Prawo i Sprawiedliwość po cichu wycofuje się z jednej ze swoich przedwyborczych obietnic. Emeryci i renciści, którzy liczyli na większe niż do tej pory podwyżki świadczeń, muszą obejść się smakiem. W przyszłorocznym budżecie nie została zagwarantowana nawet zadeklarowana trzynasta emerytura. Ale "niespodzianek" jest więcej. Rządowi kończą się pieniądze do rozdawania suwerenowi – donosi "Gazeta Wyborcza".
Miało być pięknie, a wyszło jak zwykle. Szumnie zapowiedzi Jarosława Kaczyńskiego, który obwieścił światu przed wyborami, że PiS przygotowało nowatorski sposób waloryzacji rent i emerytur, można odstawić na półkę gdzieś pomiędzy "my spełniamy obietnice" a "my szanujemy wolę suwerena". Emeryci i renciści mieli dostać wyższą podwyżkę niż zwykle, ale nie ma pieniędzy w budżecie i przedwyborcza obietnica nie będzie spełniona.
– Zmodyfikujemy system waloryzacji najniższych emerytur i rent. Emeryci i renciści o najniższych świadczeniach otrzymają waloryzację kwotową, żeby rosły jak najszybciej najniższe świadczenia. Minimalna coroczna procentowa waloryzacja emerytur i rent nie może być niższa niż 70 złotych – zapowiadał Jarosław Kaczyński.
Waloryzacja po staremu
Nic z tego, wyliczenia zostaną dokonane według starych zasad i emeryt, który miał 1300 złotych emerytury, dostanie tylko 42 złote więcej.
Tak wynika z odpowiedz, jaką "Gazeta Wyborcza" uzyskała w Ministerstwie Rodziny, Pracy i Polityki Społecznej. Resort przyznaje, że waloryzacja emerytur 2020 r. jest zaplanowana według obecnych zasad, a więc tylko na podstawie inflacji i wzrostu płac.

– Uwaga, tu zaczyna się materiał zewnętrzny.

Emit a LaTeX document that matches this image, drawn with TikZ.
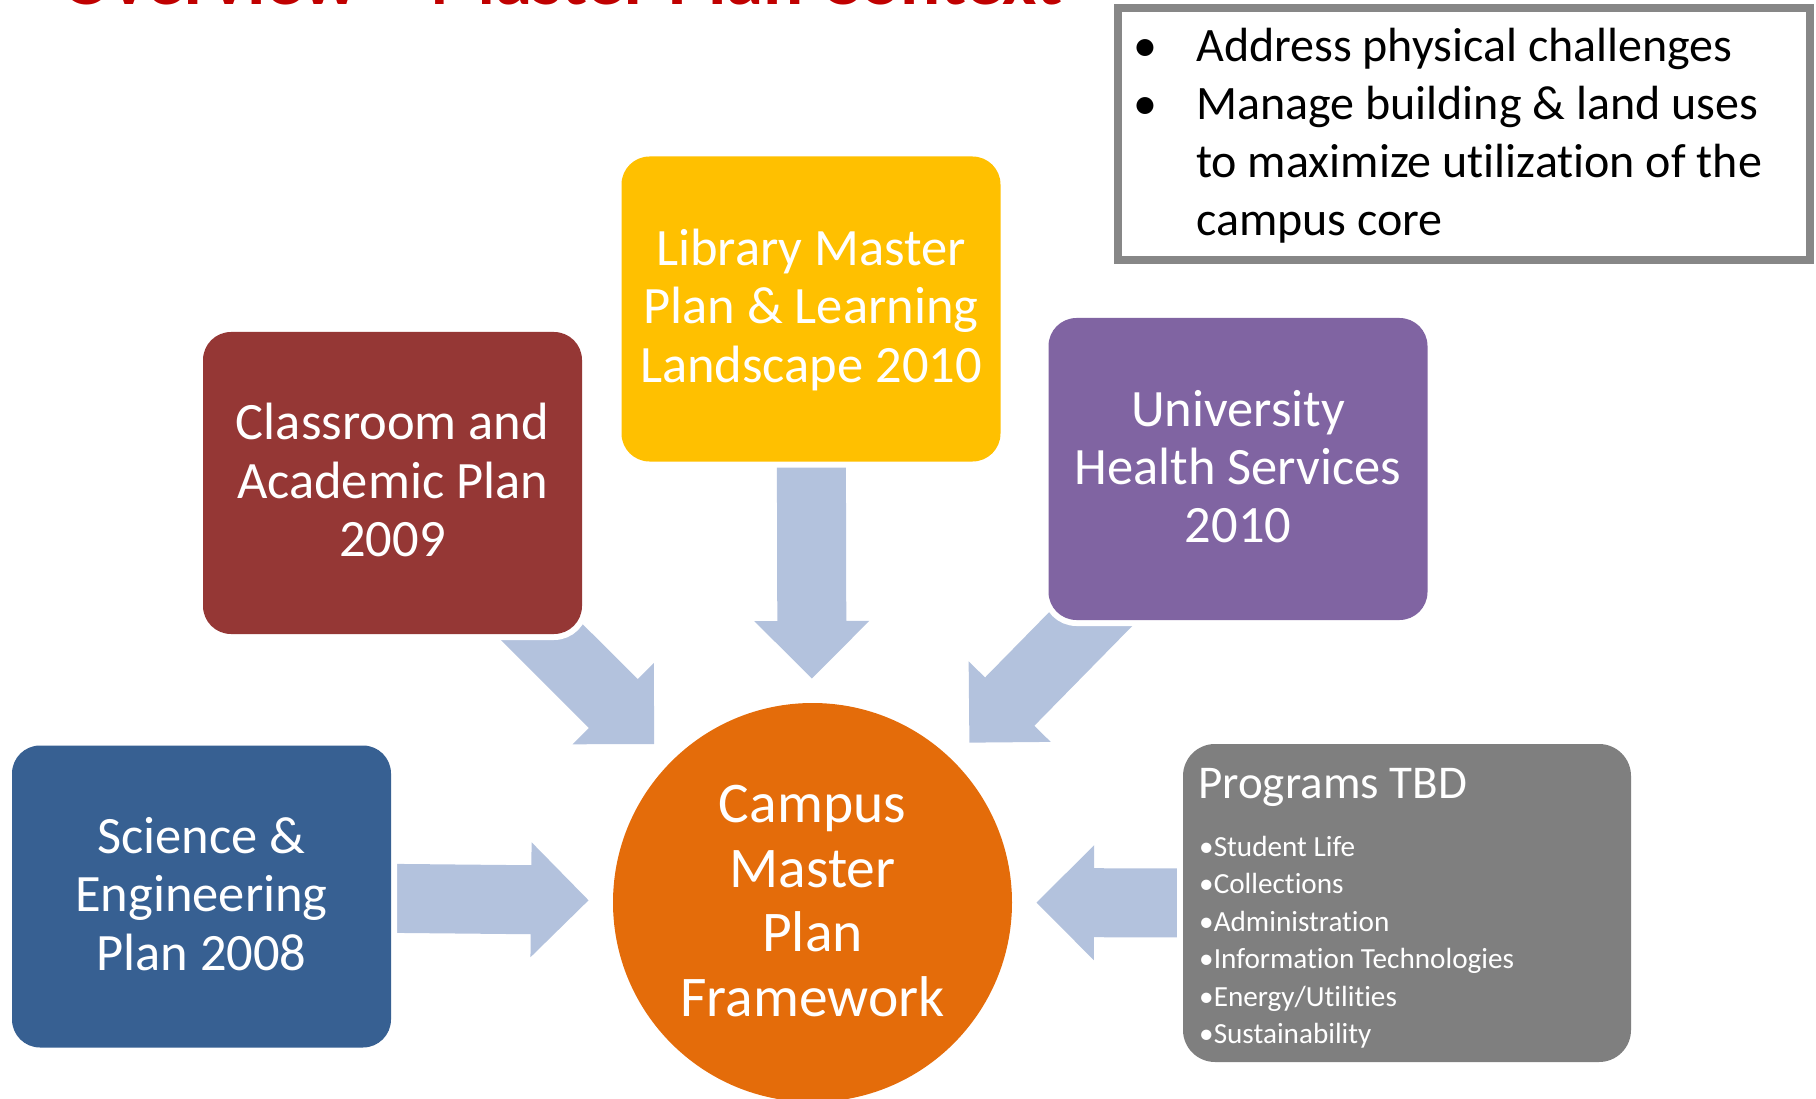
\documentclass[tikz,border=0pt]{standalone}
\usepackage{fontspec}
\setmainfont{Carlito}[RawFeature={-liga;-clig;-dlig}]
\usetikzlibrary{calc}
\pgfdeclarelayer{bg}
\pgfsetlayers{bg,main}

\definecolor{crimsonbox}{HTML}{953735}
\definecolor{goldbox}{HTML}{FFC000}
\definecolor{purplebox}{HTML}{8064A2}
\definecolor{bluebox}{HTML}{376092}
\definecolor{orangecirc}{HTML}{E46C0A}
\definecolor{graybox}{HTML}{7F7F7F}
\definecolor{arrowblue}{HTML}{B3C2DD}
\definecolor{titlered}{HTML}{C00000}
\definecolor{frameg}{HTML}{878787}

% break the "ti" ligature of the font
\newcommand\nlg{\kern0pt{}}

% block arrow from the centre of node #1 towards the hub, named #2
\newcommand\blockarrow[2]{%
  \coordinate (#2-tip) at ($(hub.center)!224pt!(#1.center)$);
  \coordinate (#2-base) at ($(#2-tip)!57.5pt!(#1.center)$);
  \fill[arrowblue]
    ($(#1.center)!34.5pt!90:(#2-tip)$) --
    ($(#2-base)!34.5pt!90:(#2-tip)$) --
    ($(#2-base)!57.5pt!90:(#2-tip)$) --
    (#2-tip) --
    ($(#2-base)!57.5pt!-90:(#2-tip)$) --
    ($(#2-base)!34.5pt!-90:(#2-tip)$) --
    ($(#1.center)!34.5pt!-90:(#2-tip)$) -- cycle;
}

\tikzset{
  box/.style={rectangle, rounded corners=28pt, inner sep=0pt,
    minimum width=379pt, minimum height=302pt,
    preaction={draw=white, line width=12pt}},
  btext/.style={text=white, font=\fontsize{52.5pt}{58pt}\selectfont, anchor=base, inner sep=0pt},
  ctext/.style={text=white, font=\fontsize{57.5pt}{64pt}\selectfont, anchor=base, inner sep=0pt},
  ptitle/.style={text=white, font=\fontsize{47pt}{56pt}\selectfont, anchor=base west, inner sep=0pt},
  pitem/.style={text=white, font=\fontsize{29.2pt}{36pt}\selectfont, anchor=base west, inner sep=0pt},
  ntext/.style={text=black, font=\fontsize{48pt}{58pt}\selectfont, anchor=base west, inner sep=0pt},
  nbullet/.style={text=black, font=\fontsize{48pt}{58pt}\selectfont, anchor=base, inner sep=0pt},
}

\begin{document}
\begin{tikzpicture}[x=1pt, y=-1pt]
\useasboundingbox (0,0) rectangle (1816,1099);
\clip (0,0) rectangle (1816,1099);

% title (cut off at the top, as in the reference)
\node[anchor=base west, inner sep=0pt, text=titlered,
      font=\bfseries\fontsize{75pt}{90pt}\selectfont] (title) at (61,4.5)
      {Overview – Master Plan Context};

% notes frame
\node[draw=frameg, line width=8pt, inner sep=0pt,
      minimum width=692.5pt, minimum height=252.5pt] (notes) at (1463.75,134.25) {};
\node[nbullet] (nb1) at (1145,62) {•};
\node[nbullet] (nb2) at (1145,120) {•};
\node[ntext] (nt1) at (1196,62) {Address physical challenges};
\node[ntext] (nt2) at (1196,120) {Manage building \& land uses};
\node[ntext] (nt3) at (1196,178) {to maximize ut\nlg ilizat\nlg ion of the};
\node[ntext] (nt4) at (1196,236) {campus core};

% boxes
\node[box, fill=crimsonbox] (cls) at (392.5,483) {};
\node[box, fill=goldbox, minimum height=305pt] (lib) at (811,309) {};
\node[box, fill=purplebox] (uni) at (1238,469) {};
\node[box, fill=bluebox] (sci) at (201.5,896.5) {};
\node[box, fill=graybox, minimum width=448pt, minimum height=318pt,
      rounded corners=32pt] (prog) at (1407,903) {};
\node[circle, fill=orangecirc, minimum size=399pt, inner sep=0pt] (hub) at (812.5,902.5) {};

% texts
\node[btext] (cls1) at (392.5,439.5) {Classroom and};
\node[btext] (cls2) at (392.5,498) {Academic Plan};
\node[btext] (cls3) at (392.5,556.5) {2009};

\node[btext] (lib1) at (811,266) {Library Master};
\node[btext] (lib2) at (811,324) {Plan \& Learning};
\node[btext] (lib3) at (811,383) {Landscape 2010};

\node[btext] (uni1) at (1238,426) {University};
\node[btext] (uni2) at (1238,484) {Health Services};
\node[btext] (uni3) at (1238,542.5) {2010};

\node[btext] (sci1) at (201.5,853) {Science \&};
\node[btext] (sci2) at (201.5,911.5) {Engineering};
\node[btext] (sci3) at (201.5,970) {Plan 2008};

\node[ctext] (hub1) at (812.5,822.5) {Campus};
\node[ctext] (hub2) at (812.5,887.5) {Master};
\node[ctext] (hub3) at (812.5,951.5) {Plan};
\node[ctext] (hub4) at (812.5,1016) {Framework};

\node[ptitle] (prog0) at (1198,798) {Programs TBD};
\node[pitem] (prog1) at (1199,856) {•Student Life};
\node[pitem] (prog2) at (1199,893.3) {•Collect\nlg ions};
\node[pitem] (prog3) at (1199,931) {•Administrat\nlg ion};
\node[pitem] (prog4) at (1199,968.5) {•Informat\nlg ion Technologies};
\node[pitem] (prog5) at (1199,1006) {•Energy/Ut\nlg ilit\nlg ies};
\node[pitem] (prog6) at (1199,1043) {•Sustainability};

% block arrows, behind the boxes
\begin{pgfonlayer}{bg}
\blockarrow{cls}{acls}
\blockarrow{lib}{alib}
\blockarrow{uni}{auni}
\blockarrow{sci}{asci}
\blockarrow{prog}{aprog}
\end{pgfonlayer}
\end{tikzpicture}
\end{document}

"Z prognozowanych wielkości makroekonomicznych (...) wynika, że wskaźnik waloryzacji emerytur i rent od marca 2020 r. wyniesie nie mniej niż 103,24 proc. Taka też wielkość została zapisana w projekcie ustawy budżetowej na rok 2020" – informuje ministestwo "Wyborczą". To oznacza, że podwyżka wyniesie 3,24 proc.
Nie wiadomo też, co będzie z dodatkiem pielęgnacyjnych dla emerytów w wieku 75 lat lub starszych. Dziś kwota dodatku wynosi 222 złote brutto. Zapowiedziano podwyżkę, ale po wyborach temat zupełnie zniknął. Z kolei wypłata 13 emerytury... zniknęła z planów budżetowych na przyszły rok. Wszystko wskazuje na to, że PiS zwyczajnie zabrakło pieniędzy do rozdawania suwerenowi.
Polityczne przyczyny
Można ironicznie stwierdzić, że suweren sam jest sobie winny. Stosunkowo słaby wynik wyborczy PiS sprawił, że Jarosław Kaczyński i jego PiS nie ma – jako partia – większości w Sejmie. Prezes musi się oglądać na inne ugrupowania tworzące blok Zjednoczonej Prawicy, czyli Solidarną Polskę Zbigniewa Ziobry i Porozumienia Jarosława Gowina. I liczyć z ich zdaniem.
A Gowin już wcześniej zastrzegł, że nie poprze pomysłu podwyżki składek ZUS dla osób zarabiających powyżej 8 tysięcy złotych brutto miesięcznie. Ta podwyżka miała przynieść do budżetu dodatkowe ponad 5 miliardów złotych, co było nie do przecenienia zważywszy, że waloryzacja rent i emerytur według nowych zasad miała kosztować około 2 mld złotych. PiS Kaczyńskiego, nawet do spółki z Solidarną Polską nie przepchnie tej podwyżki przez Sejm bez Gowina.